• **GIVEN PROBLEM**: Your task is to retype the lines between the line with "Recreate this image" and the line with "so_lo = [0.72, 0.68, 0.78, 1.09, 1.51]", inclusive. Copy no pictures and no other lines.

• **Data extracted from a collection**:

↓↓↓

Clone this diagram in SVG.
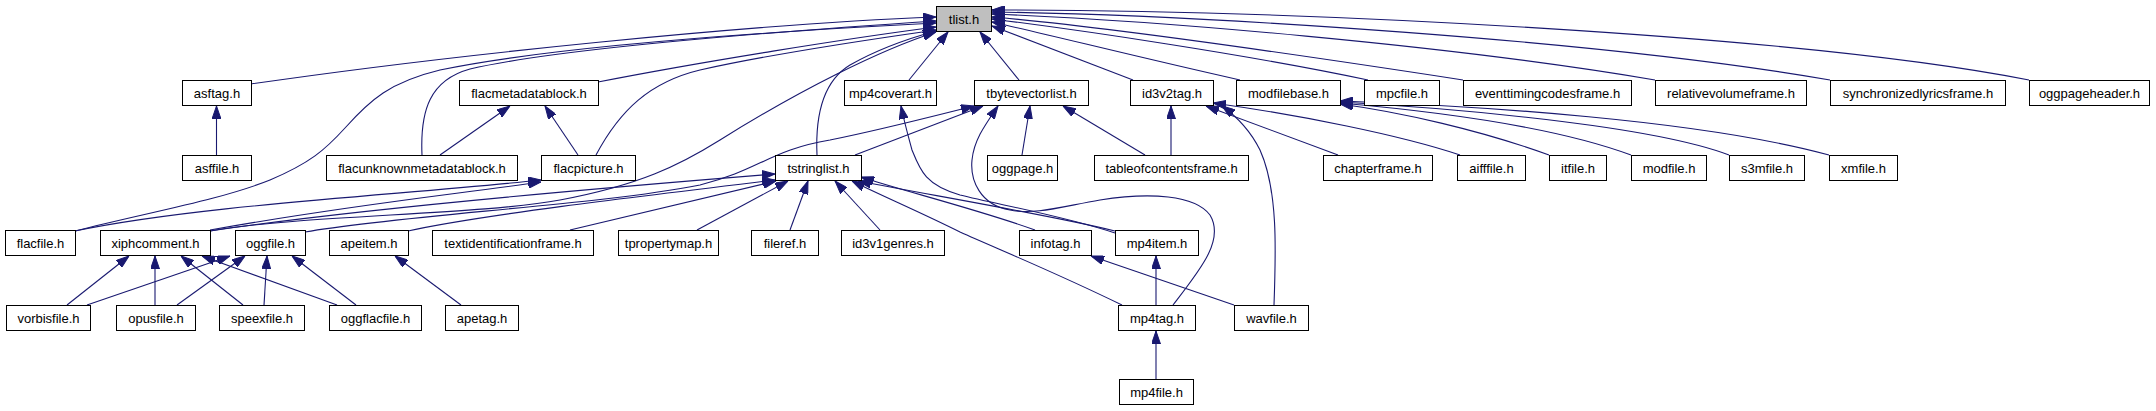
<svg xmlns="http://www.w3.org/2000/svg" width="2156" height="411" viewBox="0 0 2156 411">
<style>
.n rect{fill:#fff;stroke:#000;stroke-width:1}
.n.g rect{fill:#bfbfbf}
.n text{font-family:"Liberation Sans",Arial,sans-serif;font-size:13px;text-anchor:middle;fill:#000}
#edges path{fill:none;stroke:#191970;stroke-width:1.1;marker-end:url(#arr)}
</style>
<defs>
<marker id="arr" viewBox="0 0 13 9" refX="13" refY="4.5" markerWidth="13" markerHeight="9" markerUnits="userSpaceOnUse" orient="auto">
<path d="M0,0 L13,4.5 L0,9 z" fill="#191970" stroke="#191970" stroke-width="1"/>
</marker>
</defs>
<rect x="0" y="0" width="2156" height="411" fill="#fff"/>
<g id="edges">
<!-- into tlist.h -->
<path d="M251,84 C450,55 750,24 936,17"/>
<path d="M75,231 C150,212 220,200 270,180 C310,163 325,150 345,128 C370,100 390,82 440,70 C560,45 800,30 936,23"/>
<path d="M422,155 C420,110 430,80 470,69 C560,48 800,30 936,21"/>
<path d="M598,82 C700,62 850,38 936,27"/>
<path d="M596,155 C620,110 650,82 700,70 C780,52 880,38 936,30"/>
<path d="M210,231 C300,215 480,215 560,200 C640,185 680,165 720,140 C800,90 880,50 936,32"/>
<path d="M817,155 C815,110 825,80 850,65 C880,48 910,38 936,31"/>
<path d="M909,80 L948,32"/>
<path d="M1019,80 L980,32"/>
<path d="M1133,80 L992,26"/>
<path d="M1240,80 C1150,60 1050,35 992,22"/>
<path d="M1368,80 C1250,55 1080,30 992,19"/>
<path d="M1463,80 C1300,55 1100,26 992,17"/>
<path d="M1655,80 C1450,45 1150,20 992,14"/>
<path d="M1830,80 C1600,40 1200,15 992,12"/>
<path d="M2029,80 C1800,35 1300,10 992,10"/>
<!-- asftag -->
<path d="M216.5,155 L216.5,106"/>
<!-- flacmetadatablock -->
<path d="M440,155 L510,106"/>
<path d="M578,155 L545,106"/>
<!-- flacpicture -->
<path d="M75,231 C200,205 400,195 541,180"/>
<path d="M210,230 C350,205 450,195 541,182"/>
<!-- tstringlist -->
<path d="M210,231 C350,210 600,188 775,174"/>
<path d="M408,231 C480,215 650,195 775,180"/>
<path d="M570,230 L776,181"/>
<path d="M697,230 L788,181"/>
<path d="M790,230 L808,181"/>
<path d="M880,230 L835,181"/>
<path d="M1035,230 C980,210 900,190 861,177"/>
<path d="M1115,231 C1050,215 930,195 858,181"/>
<path d="M1122,305 C1050,270 1000,250 960,232 C920,212 880,195 852,181"/>
<!-- tbytevectorlist -->
<path d="M855,155 L983,106"/>
<path d="M305,232 C400,215 600,205 700,185 C760,170 770,150 830,140 C880,130 930,117 974,106"/>
<path d="M1022,155 L1030,106"/>
<path d="M1145,155 L1063,106"/>
<path d="M1173,305 C1200,270 1225,240 1210,215 C1195,195 1150,192 1100,200 C1060,207 1035,215 1010,210 C980,205 970,180 972,160 C974,140 985,125 998,106"/>
<!-- mp4coverart -->
<path d="M1115,233 C1060,215 1000,205 960,195 C925,185 920,170 912,150 C908,135 905,125 901,106"/>
<!-- id3v2tag -->
<path d="M1171,155 L1171,106"/>
<path d="M1338,155 L1206,106"/>
<path d="M1460,155 C1400,135 1300,115 1213,103"/>
<path d="M1274,305 C1276,250 1278,190 1260,150 C1250,130 1236,116 1222,106"/>
<!-- infotag / mp4item / mp4tag -->
<path d="M1234,305 L1091,256"/>
<path d="M1156,305 L1156,256"/>
<path d="M1156,379 L1156,331"/>
<!-- modfilebase -->
<path d="M1549,155 C1480,130 1400,112 1340,104"/>
<path d="M1631,155 C1550,125 1420,110 1340,103"/>
<path d="M1729,155 C1650,125 1450,108 1340,102"/>
<path d="M1829,155 C1700,120 1480,106 1340,101"/>
<!-- apeitem -->
<path d="M461,305 L395,256"/>
<!-- xiphcomment -->
<path d="M67,305 L129,256"/>
<path d="M155,305 L155,256"/>
<path d="M243,305 L181,256"/>
<path d="M337,305 L202,256"/>
<!-- oggfile -->
<path d="M87,305 L230,256"/>
<path d="M177,305 L245,256"/>
<path d="M264,305 L267,256"/>
<path d="M356,305 L292,256"/>
</g>
<g id="n-tlist" class="n g"><rect x="936.5" y="6.5" width="55" height="25"/><text x="964" y="23.5">tlist.h</text></g>
<g id="n-asftag" class="n"><rect x="182.5" y="80.5" width="69" height="25"/><text x="217" y="97.5">asftag.h</text></g>
<g id="n-flacmetadatablock" class="n"><rect x="459.5" y="80.5" width="139" height="25"/><text x="529" y="97.5">flacmetadatablock.h</text></g>
<g id="n-mp4coverart" class="n"><rect x="844.5" y="80.5" width="92" height="25"/><text x="890.5" y="97.5">mp4coverart.h</text></g>
<g id="n-tbytevectorlist" class="n"><rect x="974.5" y="80.5" width="114" height="25"/><text x="1031.5" y="97.5">tbytevectorlist.h</text></g>
<g id="n-id3v2tag" class="n"><rect x="1130.5" y="80.5" width="83" height="25"/><text x="1172" y="97.5">id3v2tag.h</text></g>
<g id="n-modfilebase" class="n"><rect x="1236.5" y="80.5" width="104" height="25"/><text x="1288.5" y="97.5">modfilebase.h</text></g>
<g id="n-mpcfile" class="n"><rect x="1364.5" y="80.5" width="75" height="25"/><text x="1402" y="97.5">mpcfile.h</text></g>
<g id="n-eventtimingcodesframe" class="n"><rect x="1463.5" y="80.5" width="168" height="25"/><text x="1547.5" y="97.5">eventtimingcodesframe.h</text></g>
<g id="n-relativevolumeframe" class="n"><rect x="1655.5" y="80.5" width="151" height="25"/><text x="1731" y="97.5">relativevolumeframe.h</text></g>
<g id="n-synchronizedlyricsframe" class="n"><rect x="1830.5" y="80.5" width="175" height="25"/><text x="1918" y="97.5">synchronizedlyricsframe.h</text></g>
<g id="n-oggpageheader" class="n"><rect x="2029.5" y="80.5" width="120" height="25"/><text x="2089.5" y="97.5">oggpageheader.h</text></g>
<g id="n-asffile" class="n"><rect x="182.5" y="155.5" width="69" height="25"/><text x="217" y="172.5">asffile.h</text></g>
<g id="n-flacunknownmetadatablock" class="n"><rect x="326.5" y="155.5" width="191" height="25"/><text x="422" y="172.5">flacunknownmetadatablock.h</text></g>
<g id="n-flacpicture" class="n"><rect x="541.5" y="155.5" width="94" height="25"/><text x="588.5" y="172.5">flacpicture.h</text></g>
<g id="n-tstringlist" class="n"><rect x="775.5" y="155.5" width="86" height="25"/><text x="818.5" y="172.5">tstringlist.h</text></g>
<g id="n-oggpage" class="n"><rect x="987.5" y="155.5" width="70" height="25"/><text x="1022.5" y="172.5">oggpage.h</text></g>
<g id="n-tableofcontentsframe" class="n"><rect x="1094.5" y="155.5" width="154" height="25"/><text x="1171.5" y="172.5">tableofcontentsframe.h</text></g>
<g id="n-chapterframe" class="n"><rect x="1323.5" y="155.5" width="109" height="25"/><text x="1378" y="172.5">chapterframe.h</text></g>
<g id="n-aifffile" class="n"><rect x="1457.5" y="155.5" width="68" height="25"/><text x="1491.5" y="172.5">aifffile.h</text></g>
<g id="n-itfile" class="n"><rect x="1549.5" y="155.5" width="57" height="25"/><text x="1578" y="172.5">itfile.h</text></g>
<g id="n-modfile" class="n"><rect x="1631.5" y="155.5" width="75" height="25"/><text x="1669" y="172.5">modfile.h</text></g>
<g id="n-s3mfile" class="n"><rect x="1729.5" y="155.5" width="75" height="25"/><text x="1767" y="172.5">s3mfile.h</text></g>
<g id="n-xmfile" class="n"><rect x="1829.5" y="155.5" width="68" height="25"/><text x="1863.5" y="172.5">xmfile.h</text></g>
<g id="n-flacfile" class="n"><rect x="5.5" y="230.5" width="70" height="25"/><text x="40.5" y="247.5">flacfile.h</text></g>
<g id="n-xiphcomment" class="n"><rect x="100.5" y="230.5" width="110" height="25"/><text x="155.5" y="247.5">xiphcomment.h</text></g>
<g id="n-oggfile" class="n"><rect x="235.5" y="230.5" width="70" height="25"/><text x="270.5" y="247.5">oggfile.h</text></g>
<g id="n-apeitem" class="n"><rect x="329.5" y="230.5" width="79" height="25"/><text x="369" y="247.5">apeitem.h</text></g>
<g id="n-textidentificationframe" class="n"><rect x="432.5" y="230.5" width="161" height="25"/><text x="513" y="247.5">textidentificationframe.h</text></g>
<g id="n-tpropertymap" class="n"><rect x="618.5" y="230.5" width="100" height="25"/><text x="668.5" y="247.5">tpropertymap.h</text></g>
<g id="n-fileref" class="n"><rect x="751.5" y="230.5" width="67" height="25"/><text x="785" y="247.5">fileref.h</text></g>
<g id="n-id3v1genres" class="n"><rect x="841.5" y="230.5" width="103" height="25"/><text x="893" y="247.5">id3v1genres.h</text></g>
<g id="n-infotag" class="n"><rect x="1019.5" y="230.5" width="72" height="25"/><text x="1055.5" y="247.5">infotag.h</text></g>
<g id="n-mp4item" class="n"><rect x="1115.5" y="230.5" width="83" height="25"/><text x="1157" y="247.5">mp4item.h</text></g>
<g id="n-vorbisfile" class="n"><rect x="6.5" y="305.5" width="84" height="25"/><text x="48.5" y="322.5">vorbisfile.h</text></g>
<g id="n-opusfile" class="n"><rect x="116.5" y="305.5" width="79" height="25"/><text x="156" y="322.5">opusfile.h</text></g>
<g id="n-speexfile" class="n"><rect x="219.5" y="305.5" width="85" height="25"/><text x="262" y="322.5">speexfile.h</text></g>
<g id="n-oggflacfile" class="n"><rect x="329.5" y="305.5" width="92" height="25"/><text x="375.5" y="322.5">oggflacfile.h</text></g>
<g id="n-apetag" class="n"><rect x="445.5" y="305.5" width="73" height="25"/><text x="482" y="322.5">apetag.h</text></g>
<g id="n-mp4tag" class="n"><rect x="1118.5" y="305.5" width="77" height="25"/><text x="1157" y="322.5">mp4tag.h</text></g>
<g id="n-wavfile" class="n"><rect x="1234.5" y="305.5" width="74" height="25"/><text x="1271.5" y="322.5">wavfile.h</text></g>
<g id="n-mp4file" class="n"><rect x="1119.5" y="379.5" width="74" height="25"/><text x="1156.5" y="396.5">mp4file.h</text></g>
</svg>
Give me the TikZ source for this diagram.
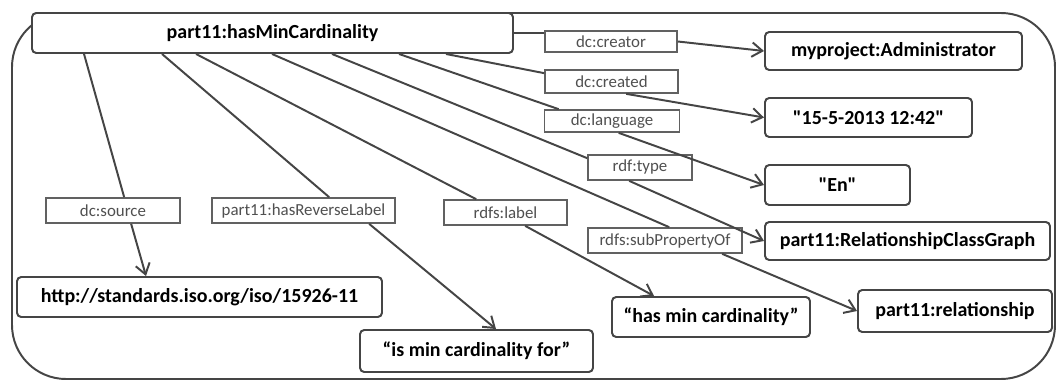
\documentclass[tikz,border=0pt]{standalone}
\usepackage{fontspec}
\setmainfont{Carlito}[Ligatures=TeXOff]
\usetikzlibrary{calc,arrows.meta}
\definecolor{traco}{HTML}{454545}
\definecolor{rotulo}{HTML}{505050}
\tikzset{
  recurso/.style={draw=traco,line width=1.4pt,rounded corners=3pt,fill=white,
    font=\fontsize{14.2}{16}\selectfont\bfseries,inner sep=0pt},
  propriedade/.style={draw=traco!85,line width=1.2pt,fill=white,
    font=\fontsize{12}{14}\selectfont,text=rotulo,inner sep=0pt},
  ligacao/.style={traco,line width=1.4pt},
  seta/.style={ligacao,-{Straight Barb[length=2.6mm,width=3.6mm]}}
}
% estilo, nome, centro, largura, altura, texto (em pixels)
\newcommand{\caixa}[6]{\node[#1,minimum width=#4*0.025cm,minimum height=#5*0.025cm] (#2) at (#3) {#6};}

\begin{document}
\begin{tikzpicture}[x=0.025cm,y=-0.025cm]
  \useasboundingbox (0,0) rectangle (1058,381);
  \draw[ligacao,rounded corners=1.35cm] (12,13) rectangle (1055,379);
  \caixa{recurso}{main}{272.5,33}{481}{40}{part11:hasMinCardinality}
  \caixa{recurso}{admin}{893.5,51}{257}{38}{myproject:Administrator}
  \caixa{recurso}{date}{868.5,117.5}{207}{39}{"15-5-2013 12:42"}
  \caixa{recurso}{en}{837.5,185}{145}{40}{"En"}
  \caixa{recurso}{rcg}{907.5,241}{285}{38}{part11:RelationshipClassGraph}
  \caixa{recurso}{rel}{955,311}{194}{42}{part11:relationship}
  \caixa{recurso}{hmc}{711,317}{198}{40}{“has min cardinality”}
  \caixa{recurso}{imc}{476.5,351}{233}{42}{“is min cardinality for”}
  \caixa{recurso}{src}{199.5,297}{365}{40}{http://standards.iso.org/iso/15926-11}
  \caixa{propriedade}{lcreator}{611,41.5}{132}{21}{dc:creator}
  \caixa{propriedade}{lcreated}{611.5,81.5}{133}{23}{dc:created}
  \caixa{propriedade}{llanguage}{612,121}{135}{22}{dc:language}
  \caixa{propriedade}{ltype}{640,167.5}{104}{25}{rdf:type}
  \caixa{propriedade}{lsubprop}{665,240.5}{154}{25}{rdfs:subPropertyOf}
  \caixa{propriedade}{llabel}{505.5,212.5}{123}{25}{rdfs:label}
  \caixa{propriedade}{lrevlabel}{303.5,210.5}{183}{25}{part11:hasReverseLabel}
  \caixa{propriedade}{lsource}{113,210.5}{134}{25}{dc:source}
  % da propriedade principal ate os rotulos
  \draw[ligacao] (main.east) -- (main.east -| lcreator.west);
  \draw[ligacao] ($(main.south west)+(415,0)$) -- ($(lcreated.north west)+(0,4)$);
  \draw[ligacao] ($(main.south west)+(368,0)$) -- ($(llanguage.north west)+(15,0)$);
  \draw[ligacao] ($(main.south west)+(301,0)$) -- ($(ltype.north west)+(0,4)$);
  \draw[ligacao] ($(main.south west)+(241,0)$) -- ($(lsubprop.north west)+(82,0)$);
  \draw[ligacao] ($(main.south west)+(165,0)$) -- ($(llabel.north west)+(33,0)$);
  \draw[ligacao] ($(main.south west)+(131,0)$) -- ($(lrevlabel.north west)+(118,0)$);
  \draw[ligacao] ($(main.south west)+(53,0)$) -- ($(lsource.north west)+(79,0)$);
  % dos rotulos ate os valores
  \draw[seta] (lcreator.east) -- (admin.west);
  \draw[seta] ($(lcreated.south west)+(82,0)$) -- (date.west);
  \draw[seta] ($(llanguage.south west)+(75,0)$) -- (en.west);
  \draw[seta] ($(ltype.south west)+(42,0)$) -- (rcg.west);
  \draw[seta] ($(lsubprop.south west)+(135,0)$) -- (rel.west);
  \draw[seta] ($(llabel.south west)+(82,0)$) -- ($(hmc.north west)+(43,0)$);
  \draw[seta] ($(lrevlabel.south west)+(158,0)$) -- ($(imc.north west)+(137,0)$);
  \draw[seta] ($(lsource.south west)+(86,0)$) -- ($(src.north west)+(130,0)$);
\end{tikzpicture}
\end{document}
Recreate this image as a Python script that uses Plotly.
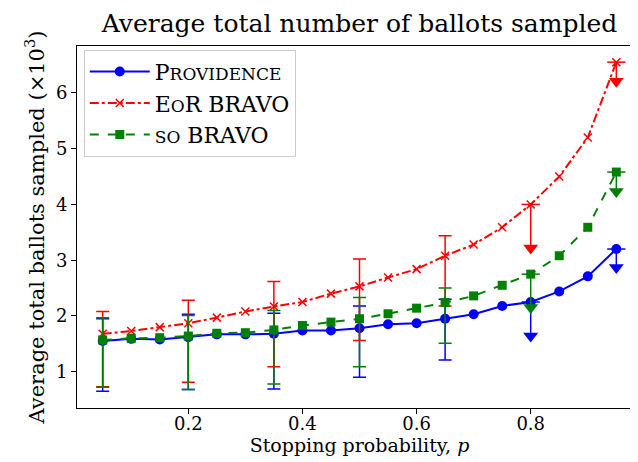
import plotly.graph_objects as go

# Stopping probabilities
p = [0.05, 0.10, 0.15, 0.20, 0.25, 0.30, 0.35, 0.40, 0.45, 0.50,
     0.55, 0.60, 0.65, 0.70, 0.75, 0.80, 0.85, 0.90, 0.95]

# Average total ballots sampled (x10^3)
providence = [1.55, 1.59, 1.58, 1.62, 1.67, 1.67, 1.68, 1.74, 1.74, 1.78,
              1.85, 1.87, 1.95, 2.03, 2.18, 2.25, 2.44, 2.71, 3.20]
eor_bravo = [1.68, 1.73, 1.80, 1.87, 1.97, 2.08, 2.17, 2.25, 2.40, 2.53,
             2.69, 2.84, 3.08, 3.28, 3.59, 4.00, 4.50, 5.20, 6.55]
so_bravo = [1.57, 1.60, 1.61, 1.64, 1.69, 1.70, 1.75, 1.83, 1.89, 1.95,
            2.04, 2.14, 2.24, 2.36, 2.55, 2.75, 3.08, 3.59, 4.58]

# Error bar positions and bounds
p_err = [0.05, 0.20, 0.35, 0.50, 0.65]
prov_hi = [1.95, 2.03, 2.05, 2.18, 2.30]
prov_lo = [0.65, 0.68, 0.69, 0.90, 1.21]
eor_hi = [2.08, 2.28, 2.62, 3.02, 3.44]
eor_lo = [0.73, 0.81, 1.09, 1.56, 2.18]
so_hi = [1.97, 2.01, 2.10, 2.33, 2.50]
so_lo = [0.72, 0.68, 0.78, 1.09, 1.51]

# Limit (arrow) positions and lower values
p_lim = [0.80, 0.95]
prov_lim = [1.64, 2.87]
eor_lim = [3.22, 6.21]
so_lim = [2.15, 4.23]

SC = 17  # small-caps letter size
series = [
    (f"P<span style='font-size:{SC}px'>ROVIDENCE</span>", providence, prov_hi, prov_lo, prov_lim,
     "#0000ff", "solid", "circle", 10),
    (f"E<span style='font-size:{SC}px'>O</span>R BRAVO", eor_bravo, eor_hi, eor_lo, eor_lim,
     "#ff0000", "dashdot", "x-thin", 8),
    (f"<span style='font-size:{SC}px'>SO</span> BRAVO", so_bravo, so_hi, so_lo, so_lim,
     "#008000", "dash", "square", 9),
]

fig = go.Figure()
for name, vals, hi, lo, lim, col, dash, sym, msz in series:
    lookup = dict(zip(p, vals))
    ye = [lookup[x] for x in p_err]
    fig.add_trace(go.Scatter(
        x=p_err, y=ye, mode="markers", showlegend=False,
        marker=dict(size=1, opacity=0),
        error_y=dict(type="data", symmetric=False,
                     array=[h - v for h, v in zip(hi, ye)],
                     arrayminus=[v - l for l, v in zip(lo, ye)],
                     color=col, thickness=1.5, width=6.5)))
    yl = [lookup[x] for x in p_lim]
    fig.add_trace(go.Scatter(
        x=p_lim, y=yl, mode="markers", showlegend=False,
        marker=dict(symbol="line-ew", size=13, line=dict(color=col, width=1.5)),
        error_y=dict(type="data", symmetric=False, array=[0, 0],
                     arrayminus=[v - l for l, v in zip(lim, yl)],
                     color=col, thickness=1.5, width=0)))
    fig.add_trace(go.Scatter(
        x=p_lim, y=lim, mode="markers", showlegend=False,
        marker=dict(symbol="triangle-down", size=13, color=col, line=dict(width=0))))
    if sym == "x-thin":
        mk = dict(symbol=sym, size=msz, color=col, line=dict(color=col, width=1.5))
    else:
        mk = dict(symbol=sym, size=msz, color=col, line=dict(width=0))
    fig.add_trace(go.Scatter(
        x=p, y=vals, mode="lines+markers", name=name,
        line=dict(color=col, width=2, dash=dash), marker=mk))

font_family = "DejaVu Serif, serif"
fig.update_layout(
    width=638, height=462,
    margin=dict(l=69, r=4, t=38, b=62),
    paper_bgcolor="white", plot_bgcolor="white",
    font=dict(family=font_family, size=18, color="black"),
    title=dict(text="Average total number of ballots sampled", x=0.5, xref="paper",
               xanchor="center", y=0.968, yanchor="middle",
               font=dict(size=25, family=font_family)),
    legend=dict(x=0.012, y=0.99, xanchor="left", yanchor="top",
                bgcolor="rgba(255,255,255,0.8)", bordercolor="#cccccc", borderwidth=1,
                font=dict(size=22, family=font_family), itemwidth=60,
                tracegroupgap=0),
    showlegend=True,
)
fig.update_xaxes(range=[0.005, 0.995], tickvals=[0.2, 0.4, 0.6, 0.8],
                 ticktext=["0.2", "0.4", "0.6", "0.8"],
                 showline=True, linecolor="black", linewidth=1, mirror=True,
                 ticks="outside", ticklen=5, tickcolor="black", showgrid=False, zeroline=False,
                 ticklabelstandoff=-6,
                 title=dict(text="Stopping probability, <i>p</i>", standoff=0,
                            font=dict(size=19)))
fig.update_yaxes(range=[0.35, 6.84], tickvals=[1, 2, 3, 4, 5, 6],
                 showline=True, linecolor="black", linewidth=1, mirror=True,
                 ticks="outside", ticklen=5, tickcolor="black", showgrid=False, zeroline=False,
                 title=dict(text="Average total ballots sampled (×10<sup>3</sup>)", standoff=5,
                            font=dict(size=21)))

fig.write_html("out.html")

↑↑↑

• **REPLY TO THE TASK**:
Recreate this image as a Python script that uses Plotly.
import plotly.graph_objects as go

# Stopping probabilities
p = [0.05, 0.10, 0.15, 0.20, 0.25, 0.30, 0.35, 0.40, 0.45, 0.50,
     0.55, 0.60, 0.65, 0.70, 0.75, 0.80, 0.85, 0.90, 0.95]

# Average total ballots sampled (x10^3)
providence = [1.55, 1.59, 1.58, 1.62, 1.67, 1.67, 1.68, 1.74, 1.74, 1.78,
              1.85, 1.87, 1.95, 2.03, 2.18, 2.25, 2.44, 2.71, 3.20]
eor_bravo = [1.68, 1.73, 1.80, 1.87, 1.97, 2.08, 2.17, 2.25, 2.40, 2.53,
             2.69, 2.84, 3.08, 3.28, 3.59, 4.00, 4.50, 5.20, 6.55]
so_bravo = [1.57, 1.60, 1.61, 1.64, 1.69, 1.70, 1.75, 1.83, 1.89, 1.95,
            2.04, 2.14, 2.24, 2.36, 2.55, 2.75, 3.08, 3.59, 4.58]

# Error bar positions and bounds
p_err = [0.05, 0.20, 0.35, 0.50, 0.65]
prov_hi = [1.95, 2.03, 2.05, 2.18, 2.30]
prov_lo = [0.65, 0.68, 0.69, 0.90, 1.21]
eor_hi = [2.08, 2.28, 2.62, 3.02, 3.44]
eor_lo = [0.73, 0.81, 1.09, 1.56, 2.18]
so_hi = [1.97, 2.01, 2.10, 2.33, 2.50]
so_lo = [0.72, 0.68, 0.78, 1.09, 1.51]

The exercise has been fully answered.